Dans ces conditions, il revenait Conseil de remplir le rôle qui lui est dévolu par la constitution votée et voulue par le peuple souverain à savoir le contrôle de la conformité de la loi par rapport à la constitution.
"C’est au pied du mur que l’on voit le maçon" nous apprend l’adage populaire qui s’est malheureusement révélé être un funeste couperet pour notre cour suprême.
La décision rendue par le Conseil constitutionnel le 26 mars 2020 est en effet la pire décision rendue par le Conseil de son histoire.
Pour mémoire, une loi organique concernant la gestion de la crise du covid 19 est soumise au contrôle des Sages.

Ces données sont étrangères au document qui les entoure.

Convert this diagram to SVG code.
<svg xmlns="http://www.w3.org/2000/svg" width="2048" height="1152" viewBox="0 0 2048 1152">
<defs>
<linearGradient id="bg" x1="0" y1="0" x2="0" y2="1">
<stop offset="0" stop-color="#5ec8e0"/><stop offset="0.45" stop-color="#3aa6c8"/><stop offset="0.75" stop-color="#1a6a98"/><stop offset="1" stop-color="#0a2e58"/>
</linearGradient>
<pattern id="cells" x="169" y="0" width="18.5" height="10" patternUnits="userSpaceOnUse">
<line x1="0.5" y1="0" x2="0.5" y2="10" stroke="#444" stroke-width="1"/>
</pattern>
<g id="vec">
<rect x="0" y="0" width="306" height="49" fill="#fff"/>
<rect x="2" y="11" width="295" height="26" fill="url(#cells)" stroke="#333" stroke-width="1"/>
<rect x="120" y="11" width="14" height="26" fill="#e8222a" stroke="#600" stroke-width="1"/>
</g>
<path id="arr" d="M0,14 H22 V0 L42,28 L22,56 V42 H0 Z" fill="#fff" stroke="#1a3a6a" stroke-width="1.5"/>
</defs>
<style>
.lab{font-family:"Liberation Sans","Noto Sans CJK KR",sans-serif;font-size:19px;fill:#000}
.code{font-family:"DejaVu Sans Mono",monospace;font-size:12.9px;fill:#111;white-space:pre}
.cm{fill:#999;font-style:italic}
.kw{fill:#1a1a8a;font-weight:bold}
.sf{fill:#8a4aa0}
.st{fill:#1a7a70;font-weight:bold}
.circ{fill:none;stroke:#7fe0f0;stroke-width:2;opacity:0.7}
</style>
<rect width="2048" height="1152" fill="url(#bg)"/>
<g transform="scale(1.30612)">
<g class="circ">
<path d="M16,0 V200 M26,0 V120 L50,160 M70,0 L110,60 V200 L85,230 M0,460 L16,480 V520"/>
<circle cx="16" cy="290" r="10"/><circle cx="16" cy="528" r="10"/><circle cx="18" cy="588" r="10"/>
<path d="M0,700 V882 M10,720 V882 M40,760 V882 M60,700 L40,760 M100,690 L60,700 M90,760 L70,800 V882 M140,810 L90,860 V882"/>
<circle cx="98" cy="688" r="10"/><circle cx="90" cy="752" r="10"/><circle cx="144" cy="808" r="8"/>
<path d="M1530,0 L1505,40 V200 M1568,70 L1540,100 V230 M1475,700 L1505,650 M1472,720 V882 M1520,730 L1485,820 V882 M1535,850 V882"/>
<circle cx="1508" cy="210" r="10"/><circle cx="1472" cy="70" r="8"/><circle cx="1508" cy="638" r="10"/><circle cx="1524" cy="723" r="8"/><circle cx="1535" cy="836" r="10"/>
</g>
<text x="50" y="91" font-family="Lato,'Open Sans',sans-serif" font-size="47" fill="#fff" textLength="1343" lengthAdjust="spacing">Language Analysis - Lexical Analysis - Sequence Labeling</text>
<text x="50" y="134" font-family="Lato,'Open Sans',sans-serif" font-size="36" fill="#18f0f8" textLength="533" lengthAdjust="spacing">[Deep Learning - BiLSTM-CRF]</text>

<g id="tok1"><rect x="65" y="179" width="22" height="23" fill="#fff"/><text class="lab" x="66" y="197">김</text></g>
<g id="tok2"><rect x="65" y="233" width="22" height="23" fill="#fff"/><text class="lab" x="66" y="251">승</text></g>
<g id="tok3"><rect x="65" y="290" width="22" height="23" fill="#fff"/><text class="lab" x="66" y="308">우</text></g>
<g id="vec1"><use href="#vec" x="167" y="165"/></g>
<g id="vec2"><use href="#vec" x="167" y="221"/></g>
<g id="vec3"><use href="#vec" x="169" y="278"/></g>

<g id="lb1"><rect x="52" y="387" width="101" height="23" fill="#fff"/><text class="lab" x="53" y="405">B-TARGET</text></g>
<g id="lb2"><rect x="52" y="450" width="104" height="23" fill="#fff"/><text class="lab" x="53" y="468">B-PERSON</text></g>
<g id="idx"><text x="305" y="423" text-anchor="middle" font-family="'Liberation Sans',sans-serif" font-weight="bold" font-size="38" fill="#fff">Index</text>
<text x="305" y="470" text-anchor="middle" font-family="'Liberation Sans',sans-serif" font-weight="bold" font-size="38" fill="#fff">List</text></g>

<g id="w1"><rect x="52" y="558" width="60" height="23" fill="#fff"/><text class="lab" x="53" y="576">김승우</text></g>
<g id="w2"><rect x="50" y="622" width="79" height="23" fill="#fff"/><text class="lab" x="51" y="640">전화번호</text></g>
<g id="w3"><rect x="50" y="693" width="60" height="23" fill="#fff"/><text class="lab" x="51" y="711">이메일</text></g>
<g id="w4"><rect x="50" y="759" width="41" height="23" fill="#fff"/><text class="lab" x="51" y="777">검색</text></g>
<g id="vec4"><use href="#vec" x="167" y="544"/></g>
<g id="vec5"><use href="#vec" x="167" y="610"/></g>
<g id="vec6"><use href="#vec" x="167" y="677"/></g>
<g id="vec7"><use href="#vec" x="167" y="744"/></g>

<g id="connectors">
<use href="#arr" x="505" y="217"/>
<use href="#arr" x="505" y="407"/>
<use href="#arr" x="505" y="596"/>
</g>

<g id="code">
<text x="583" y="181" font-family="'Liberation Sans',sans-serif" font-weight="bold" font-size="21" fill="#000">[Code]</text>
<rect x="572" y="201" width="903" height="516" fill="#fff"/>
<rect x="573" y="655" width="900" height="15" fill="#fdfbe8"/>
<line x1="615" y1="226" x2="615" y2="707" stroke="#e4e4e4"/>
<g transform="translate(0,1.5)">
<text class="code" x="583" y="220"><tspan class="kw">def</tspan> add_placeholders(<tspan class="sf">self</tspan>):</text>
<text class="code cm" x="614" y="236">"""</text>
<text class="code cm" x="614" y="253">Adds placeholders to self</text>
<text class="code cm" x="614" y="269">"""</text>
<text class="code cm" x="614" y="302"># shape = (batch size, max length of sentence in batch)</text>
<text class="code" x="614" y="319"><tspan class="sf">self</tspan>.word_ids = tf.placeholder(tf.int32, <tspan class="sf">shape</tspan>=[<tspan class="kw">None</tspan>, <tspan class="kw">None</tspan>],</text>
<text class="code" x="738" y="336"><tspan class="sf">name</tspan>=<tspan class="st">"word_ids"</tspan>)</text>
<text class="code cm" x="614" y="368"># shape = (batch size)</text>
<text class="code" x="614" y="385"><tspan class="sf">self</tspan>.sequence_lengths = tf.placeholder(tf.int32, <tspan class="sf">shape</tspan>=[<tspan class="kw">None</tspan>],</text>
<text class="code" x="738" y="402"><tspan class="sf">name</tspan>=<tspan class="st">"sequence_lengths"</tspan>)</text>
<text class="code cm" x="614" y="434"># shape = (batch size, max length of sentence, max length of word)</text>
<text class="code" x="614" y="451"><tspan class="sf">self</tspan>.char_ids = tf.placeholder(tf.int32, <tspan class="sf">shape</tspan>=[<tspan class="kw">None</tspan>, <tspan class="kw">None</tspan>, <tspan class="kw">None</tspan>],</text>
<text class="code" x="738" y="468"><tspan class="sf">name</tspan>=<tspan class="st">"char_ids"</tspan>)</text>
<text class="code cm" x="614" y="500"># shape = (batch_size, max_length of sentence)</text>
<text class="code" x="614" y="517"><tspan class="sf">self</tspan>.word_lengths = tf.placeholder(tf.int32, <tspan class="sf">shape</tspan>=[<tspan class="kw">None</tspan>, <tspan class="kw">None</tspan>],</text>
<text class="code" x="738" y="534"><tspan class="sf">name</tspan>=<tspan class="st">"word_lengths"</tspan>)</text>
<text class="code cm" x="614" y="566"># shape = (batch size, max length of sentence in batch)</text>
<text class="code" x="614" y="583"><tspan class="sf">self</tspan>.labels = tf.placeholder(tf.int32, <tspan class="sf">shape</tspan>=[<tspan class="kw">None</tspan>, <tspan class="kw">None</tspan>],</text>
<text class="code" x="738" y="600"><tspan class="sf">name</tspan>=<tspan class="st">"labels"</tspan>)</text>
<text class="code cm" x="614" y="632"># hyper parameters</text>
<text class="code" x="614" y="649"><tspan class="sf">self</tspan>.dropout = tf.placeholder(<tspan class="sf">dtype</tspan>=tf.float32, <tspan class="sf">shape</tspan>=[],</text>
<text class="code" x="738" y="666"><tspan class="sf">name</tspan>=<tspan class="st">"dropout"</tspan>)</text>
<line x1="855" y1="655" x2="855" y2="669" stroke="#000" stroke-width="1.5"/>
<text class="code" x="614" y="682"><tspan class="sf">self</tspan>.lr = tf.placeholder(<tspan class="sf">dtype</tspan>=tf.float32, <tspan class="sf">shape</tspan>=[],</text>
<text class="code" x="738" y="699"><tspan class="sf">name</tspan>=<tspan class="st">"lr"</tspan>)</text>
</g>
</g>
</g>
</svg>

Le Conseil constitutionnel réalise un contrôle pour le moins surprenant puisque la loi en cause était entachée initialement d’une inconstitutionnalité dans la mesure où elle violait l’article 46 de la constitution, qui prévoit que la loi organique ne peut être soumise à la délibération de la première assemblée saisie avant l’expiration d’un délai de 15 jours après son dépôt.

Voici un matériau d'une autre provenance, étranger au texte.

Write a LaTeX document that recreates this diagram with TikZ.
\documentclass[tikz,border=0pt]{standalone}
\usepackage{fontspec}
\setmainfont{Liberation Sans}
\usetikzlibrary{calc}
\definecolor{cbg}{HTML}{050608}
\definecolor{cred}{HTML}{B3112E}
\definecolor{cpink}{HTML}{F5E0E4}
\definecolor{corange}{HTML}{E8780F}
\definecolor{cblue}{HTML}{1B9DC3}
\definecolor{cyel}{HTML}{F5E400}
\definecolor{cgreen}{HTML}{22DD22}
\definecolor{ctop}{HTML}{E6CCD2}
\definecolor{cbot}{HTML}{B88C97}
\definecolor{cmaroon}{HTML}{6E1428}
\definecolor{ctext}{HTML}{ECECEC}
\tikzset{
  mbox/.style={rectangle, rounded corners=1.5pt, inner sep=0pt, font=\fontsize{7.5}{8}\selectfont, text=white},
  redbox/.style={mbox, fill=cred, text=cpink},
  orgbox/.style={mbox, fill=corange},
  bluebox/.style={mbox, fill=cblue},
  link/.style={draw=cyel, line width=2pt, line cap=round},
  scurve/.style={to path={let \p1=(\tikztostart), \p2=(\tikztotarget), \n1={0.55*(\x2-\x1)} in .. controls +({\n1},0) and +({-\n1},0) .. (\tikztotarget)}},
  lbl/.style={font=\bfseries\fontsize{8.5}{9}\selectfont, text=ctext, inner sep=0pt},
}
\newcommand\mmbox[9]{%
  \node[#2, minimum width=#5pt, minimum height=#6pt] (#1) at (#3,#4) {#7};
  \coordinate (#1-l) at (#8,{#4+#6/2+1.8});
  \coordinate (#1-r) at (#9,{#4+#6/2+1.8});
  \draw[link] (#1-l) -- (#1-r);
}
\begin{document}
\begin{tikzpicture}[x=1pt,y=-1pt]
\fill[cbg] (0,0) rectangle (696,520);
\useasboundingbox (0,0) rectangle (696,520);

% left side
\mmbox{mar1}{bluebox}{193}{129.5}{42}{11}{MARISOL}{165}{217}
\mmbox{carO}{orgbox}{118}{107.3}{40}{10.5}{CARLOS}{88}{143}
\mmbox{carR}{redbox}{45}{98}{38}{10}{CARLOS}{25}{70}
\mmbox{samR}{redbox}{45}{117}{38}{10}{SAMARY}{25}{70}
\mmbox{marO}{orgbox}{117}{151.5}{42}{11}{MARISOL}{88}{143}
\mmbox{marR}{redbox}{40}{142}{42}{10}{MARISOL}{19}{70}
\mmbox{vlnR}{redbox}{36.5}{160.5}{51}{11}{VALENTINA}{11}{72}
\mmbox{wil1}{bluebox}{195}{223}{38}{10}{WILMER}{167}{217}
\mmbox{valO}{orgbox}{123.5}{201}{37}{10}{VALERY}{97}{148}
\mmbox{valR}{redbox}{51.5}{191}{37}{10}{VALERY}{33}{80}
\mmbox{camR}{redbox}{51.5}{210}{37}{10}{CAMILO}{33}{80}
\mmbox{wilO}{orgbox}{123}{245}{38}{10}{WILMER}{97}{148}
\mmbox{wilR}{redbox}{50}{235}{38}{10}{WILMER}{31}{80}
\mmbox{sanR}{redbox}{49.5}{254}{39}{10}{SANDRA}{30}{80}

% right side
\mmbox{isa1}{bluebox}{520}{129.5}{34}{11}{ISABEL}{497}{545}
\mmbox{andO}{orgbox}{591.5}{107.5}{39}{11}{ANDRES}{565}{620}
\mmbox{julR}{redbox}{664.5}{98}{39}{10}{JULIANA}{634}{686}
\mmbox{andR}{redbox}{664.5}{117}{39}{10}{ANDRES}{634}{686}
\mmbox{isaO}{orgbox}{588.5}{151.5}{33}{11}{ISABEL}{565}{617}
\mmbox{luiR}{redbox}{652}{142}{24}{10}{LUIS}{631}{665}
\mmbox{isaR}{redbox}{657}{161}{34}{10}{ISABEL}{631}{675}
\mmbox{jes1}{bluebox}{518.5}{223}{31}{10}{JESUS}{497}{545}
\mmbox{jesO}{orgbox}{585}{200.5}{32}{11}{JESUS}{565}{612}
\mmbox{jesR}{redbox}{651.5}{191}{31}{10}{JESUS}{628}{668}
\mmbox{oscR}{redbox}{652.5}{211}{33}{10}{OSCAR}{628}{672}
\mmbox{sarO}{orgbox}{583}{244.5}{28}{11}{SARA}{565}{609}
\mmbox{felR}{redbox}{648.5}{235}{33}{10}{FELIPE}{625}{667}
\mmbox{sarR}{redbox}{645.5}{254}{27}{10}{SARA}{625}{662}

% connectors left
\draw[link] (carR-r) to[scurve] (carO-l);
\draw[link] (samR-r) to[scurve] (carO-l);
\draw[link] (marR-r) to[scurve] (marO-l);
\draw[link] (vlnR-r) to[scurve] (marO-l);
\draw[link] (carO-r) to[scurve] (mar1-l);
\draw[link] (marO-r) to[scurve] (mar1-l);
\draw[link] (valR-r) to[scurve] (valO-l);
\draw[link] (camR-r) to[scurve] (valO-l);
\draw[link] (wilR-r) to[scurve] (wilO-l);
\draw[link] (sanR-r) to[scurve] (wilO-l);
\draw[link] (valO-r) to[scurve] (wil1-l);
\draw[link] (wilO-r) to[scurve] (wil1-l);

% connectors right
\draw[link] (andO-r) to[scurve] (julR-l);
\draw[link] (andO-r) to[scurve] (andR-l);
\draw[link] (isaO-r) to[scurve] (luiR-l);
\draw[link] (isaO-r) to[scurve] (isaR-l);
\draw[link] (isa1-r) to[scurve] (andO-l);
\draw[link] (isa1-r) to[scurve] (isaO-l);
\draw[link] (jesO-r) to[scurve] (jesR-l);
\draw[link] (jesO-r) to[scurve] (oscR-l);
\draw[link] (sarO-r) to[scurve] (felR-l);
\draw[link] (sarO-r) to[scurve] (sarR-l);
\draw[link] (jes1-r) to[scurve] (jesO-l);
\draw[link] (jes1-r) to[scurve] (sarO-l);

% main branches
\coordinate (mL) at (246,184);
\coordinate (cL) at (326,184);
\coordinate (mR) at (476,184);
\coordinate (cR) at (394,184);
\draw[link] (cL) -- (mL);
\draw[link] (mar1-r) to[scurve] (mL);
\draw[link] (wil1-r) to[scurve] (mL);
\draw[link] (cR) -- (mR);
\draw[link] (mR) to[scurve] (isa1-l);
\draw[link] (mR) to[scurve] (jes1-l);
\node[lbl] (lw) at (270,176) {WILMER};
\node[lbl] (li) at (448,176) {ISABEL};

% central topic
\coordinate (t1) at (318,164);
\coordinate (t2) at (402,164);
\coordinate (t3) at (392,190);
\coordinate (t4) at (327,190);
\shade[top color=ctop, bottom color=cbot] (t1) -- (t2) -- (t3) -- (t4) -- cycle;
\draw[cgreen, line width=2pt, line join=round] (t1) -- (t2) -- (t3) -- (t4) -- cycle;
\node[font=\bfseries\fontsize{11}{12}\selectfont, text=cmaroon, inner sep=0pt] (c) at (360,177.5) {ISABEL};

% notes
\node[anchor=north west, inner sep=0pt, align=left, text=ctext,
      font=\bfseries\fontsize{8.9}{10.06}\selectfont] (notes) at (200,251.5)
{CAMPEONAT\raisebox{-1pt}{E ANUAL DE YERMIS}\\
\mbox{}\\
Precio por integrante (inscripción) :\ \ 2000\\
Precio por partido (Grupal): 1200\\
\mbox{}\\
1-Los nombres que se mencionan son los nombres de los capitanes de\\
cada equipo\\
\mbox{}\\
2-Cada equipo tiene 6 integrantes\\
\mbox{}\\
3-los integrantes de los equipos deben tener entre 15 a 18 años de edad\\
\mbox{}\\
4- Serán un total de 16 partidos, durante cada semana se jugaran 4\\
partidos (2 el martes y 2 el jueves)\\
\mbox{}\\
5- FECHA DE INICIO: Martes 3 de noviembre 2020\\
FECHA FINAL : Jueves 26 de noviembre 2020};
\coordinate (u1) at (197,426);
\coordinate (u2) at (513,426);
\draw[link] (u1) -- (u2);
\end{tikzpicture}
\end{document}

Or, la loi organique a été déposée à l’Assemblée nationale le 18 mars pour être promulguée le 23 mars 2020…
Ne respectant pas les délais de quinzaine, l’inconstitutionnalité de la loi organique la disqualifiait. Et pourtant, le Conseil passe outre et valide.
De surcroît, la loi organique prévoyait la suspension des délais liés à l’examen d’une question prioritaire de constitutionnalité.
Certes le juge conserve la possibilité discrétionnaire d’examiner les QPC dans un délai raisonnable qui lui semble les plus pertinentes ce qui ajoute a de l’inconstitutionnalité de l’arbitraire.
Il résulte de cette situation deux constats dont il faudra tirer toutes les conséquences :
Il est inconcevable surtout en période de crise que le gardien de la constitution viole la norme suprême délibérément dont il est le gardien au nom du peuple français souverain.
Une réflexion sur la supra constitutionnalité des normes et des procédures est à envisager urgemment.
Il en est de même du choix politique des sages dont la compétence juridique doit primer sur tout autre considération.
Le deuxième constat témoigne de la volonté de restreindre l’accès de tout citoyen à la procédure de Question Prioritaire de Constitutionnalité qui permet d’être un véritable garde-fou législatif et de procéder à la censure de loi manifestement contraire aux droits fondamentaux.
Introduire de l’arbitraire dans le choix des questions qui seront traitées potentiellement et suspendre tous les délais donnent le sentiment d’une reddition juridictionnelle totale.
Notre système a besoin de tous les acteurs du droit, y compris et surtout du Conseil constitutionnel qui incarne une forme de sagesse dont le rayonnement est incontestable.
Des réformes sont dorénavant inéluctables et salutaires.